◆ Instructions to follow
For this exercise, repeat all of the material verbatim apart from its images.

◆ Stored data

** START **

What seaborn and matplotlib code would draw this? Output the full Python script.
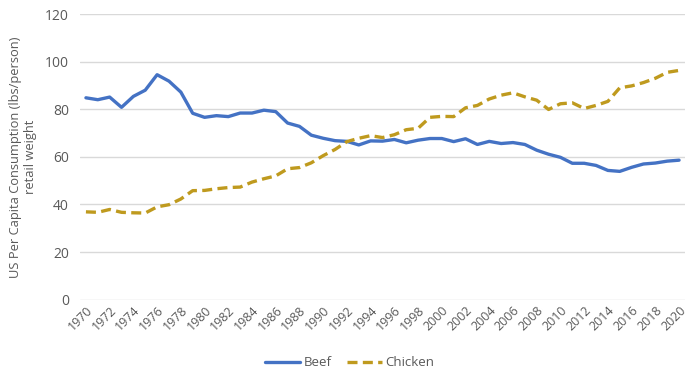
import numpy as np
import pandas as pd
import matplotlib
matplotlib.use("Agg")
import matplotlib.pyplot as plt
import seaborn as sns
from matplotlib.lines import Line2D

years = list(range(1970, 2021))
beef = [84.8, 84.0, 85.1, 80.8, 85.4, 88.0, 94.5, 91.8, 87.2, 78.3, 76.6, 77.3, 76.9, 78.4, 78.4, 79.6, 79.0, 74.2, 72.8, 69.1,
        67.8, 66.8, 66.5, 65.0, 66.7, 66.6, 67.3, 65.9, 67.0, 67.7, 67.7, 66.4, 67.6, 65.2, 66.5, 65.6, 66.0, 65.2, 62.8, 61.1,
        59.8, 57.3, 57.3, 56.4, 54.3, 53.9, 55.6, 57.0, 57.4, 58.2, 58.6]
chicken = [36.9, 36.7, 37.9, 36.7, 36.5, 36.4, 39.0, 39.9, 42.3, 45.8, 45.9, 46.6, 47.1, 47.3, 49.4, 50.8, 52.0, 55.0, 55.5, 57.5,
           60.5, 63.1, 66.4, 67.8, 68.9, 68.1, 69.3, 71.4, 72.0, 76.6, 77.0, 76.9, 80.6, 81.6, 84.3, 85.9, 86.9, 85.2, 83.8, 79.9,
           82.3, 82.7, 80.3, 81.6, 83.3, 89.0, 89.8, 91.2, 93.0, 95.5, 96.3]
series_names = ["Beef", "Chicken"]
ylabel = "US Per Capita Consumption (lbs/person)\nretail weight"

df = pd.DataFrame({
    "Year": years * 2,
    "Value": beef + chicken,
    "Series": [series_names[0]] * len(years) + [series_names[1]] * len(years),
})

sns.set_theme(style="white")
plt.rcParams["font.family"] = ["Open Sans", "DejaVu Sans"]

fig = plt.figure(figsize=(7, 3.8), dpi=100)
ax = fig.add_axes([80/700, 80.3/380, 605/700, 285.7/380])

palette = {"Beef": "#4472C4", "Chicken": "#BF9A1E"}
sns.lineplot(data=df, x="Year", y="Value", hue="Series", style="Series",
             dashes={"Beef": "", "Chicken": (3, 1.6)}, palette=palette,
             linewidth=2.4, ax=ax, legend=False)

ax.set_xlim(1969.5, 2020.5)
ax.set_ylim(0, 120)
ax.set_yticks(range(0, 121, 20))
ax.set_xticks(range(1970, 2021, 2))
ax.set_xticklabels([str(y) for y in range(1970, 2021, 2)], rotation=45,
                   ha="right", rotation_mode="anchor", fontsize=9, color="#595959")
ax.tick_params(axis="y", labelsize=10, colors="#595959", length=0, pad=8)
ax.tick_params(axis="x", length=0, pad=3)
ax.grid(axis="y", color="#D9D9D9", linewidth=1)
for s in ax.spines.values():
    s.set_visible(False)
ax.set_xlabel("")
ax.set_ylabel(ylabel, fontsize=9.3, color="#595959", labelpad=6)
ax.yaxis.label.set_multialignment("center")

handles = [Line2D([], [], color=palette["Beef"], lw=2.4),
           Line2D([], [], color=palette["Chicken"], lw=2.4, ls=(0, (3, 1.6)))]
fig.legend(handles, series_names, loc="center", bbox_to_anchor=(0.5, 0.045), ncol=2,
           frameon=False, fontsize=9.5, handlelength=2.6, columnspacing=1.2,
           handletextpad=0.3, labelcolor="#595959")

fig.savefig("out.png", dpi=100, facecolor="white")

** END **

◆ Response to the task
What seaborn and matplotlib code would draw this? Output the full Python script.
import numpy as np
import pandas as pd
import matplotlib
matplotlib.use("Agg")
import matplotlib.pyplot as plt
import seaborn as sns
from matplotlib.lines import Line2D

years = list(range(1970, 2021))
beef = [84.8, 84.0, 85.1, 80.8, 85.4, 88.0, 94.5, 91.8, 87.2, 78.3, 76.6, 77.3, 76.9, 78.4, 78.4, 79.6, 79.0, 74.2, 72.8, 69.1,
        67.8, 66.8, 66.5, 65.0, 66.7, 66.6, 67.3, 65.9, 67.0, 67.7, 67.7, 66.4, 67.6, 65.2, 66.5, 65.6, 66.0, 65.2, 62.8, 61.1,
        59.8, 57.3, 57.3, 56.4, 54.3, 53.9, 55.6, 57.0, 57.4, 58.2, 58.6]
chicken = [36.9, 36.7, 37.9, 36.7, 36.5, 36.4, 39.0, 39.9, 42.3, 45.8, 45.9, 46.6, 47.1, 47.3, 49.4, 50.8, 52.0, 55.0, 55.5, 57.5,
           60.5, 63.1, 66.4, 67.8, 68.9, 68.1, 69.3, 71.4, 72.0, 76.6, 77.0, 76.9, 80.6, 81.6, 84.3, 85.9, 86.9, 85.2, 83.8, 79.9,
           82.3, 82.7, 80.3, 81.6, 83.3, 89.0, 89.8, 91.2, 93.0, 95.5, 96.3]
series_names = ["Beef", "Chicken"]
ylabel = "US Per Capita Consumption (lbs/person)\nretail weight"

df = pd.DataFrame({
    "Year": years * 2,
    "Value": beef + chicken,
    "Series": [series_names[0]] * len(years) + [series_names[1]] * len(years),
})

sns.set_theme(style="white")
plt.rcParams["font.family"] = ["Open Sans", "DejaVu Sans"]

fig = plt.figure(figsize=(7, 3.8), dpi=100)
ax = fig.add_axes([80/700, 80.3/380, 605/700, 285.7/380])

palette = {"Beef": "#4472C4", "Chicken": "#BF9A1E"}
sns.lineplot(data=df, x="Year", y="Value", hue="Series", style="Series",
             dashes={"Beef": "", "Chicken": (3, 1.6)}, palette=palette,
             linewidth=2.4, ax=ax, legend=False)

ax.set_xlim(1969.5, 2020.5)
ax.set_ylim(0, 120)
ax.set_yticks(range(0, 121, 20))
ax.set_xticks(range(1970, 2021, 2))
ax.set_xticklabels([str(y) for y in range(1970, 2021, 2)], rotation=45,
                   ha="right", rotation_mode="anchor", fontsize=9, color="#595959")
ax.tick_params(axis="y", labelsize=10, colors="#595959", length=0, pad=8)
ax.tick_params(axis="x", length=0, pad=3)
ax.grid(axis="y", color="#D9D9D9", linewidth=1)
for s in ax.spines.values():
    s.set_visible(False)
ax.set_xlabel("")
ax.set_ylabel(ylabel, fontsize=9.3, color="#595959", labelpad=6)
ax.yaxis.label.set_multialignment("center")

handles = [Line2D([], [], color=palette["Beef"], lw=2.4),
           Line2D([], [], color=palette["Chicken"], lw=2.4, ls=(0, (3, 1.6)))]
fig.legend(handles, series_names, loc="center", bbox_to_anchor=(0.5, 0.045), ncol=2,
           frameon=False, fontsize=9.5, handlelength=2.6, columnspacing=1.2,
           handletextpad=0.3, labelcolor="#595959")

fig.savefig("out.png", dpi=100, facecolor="white")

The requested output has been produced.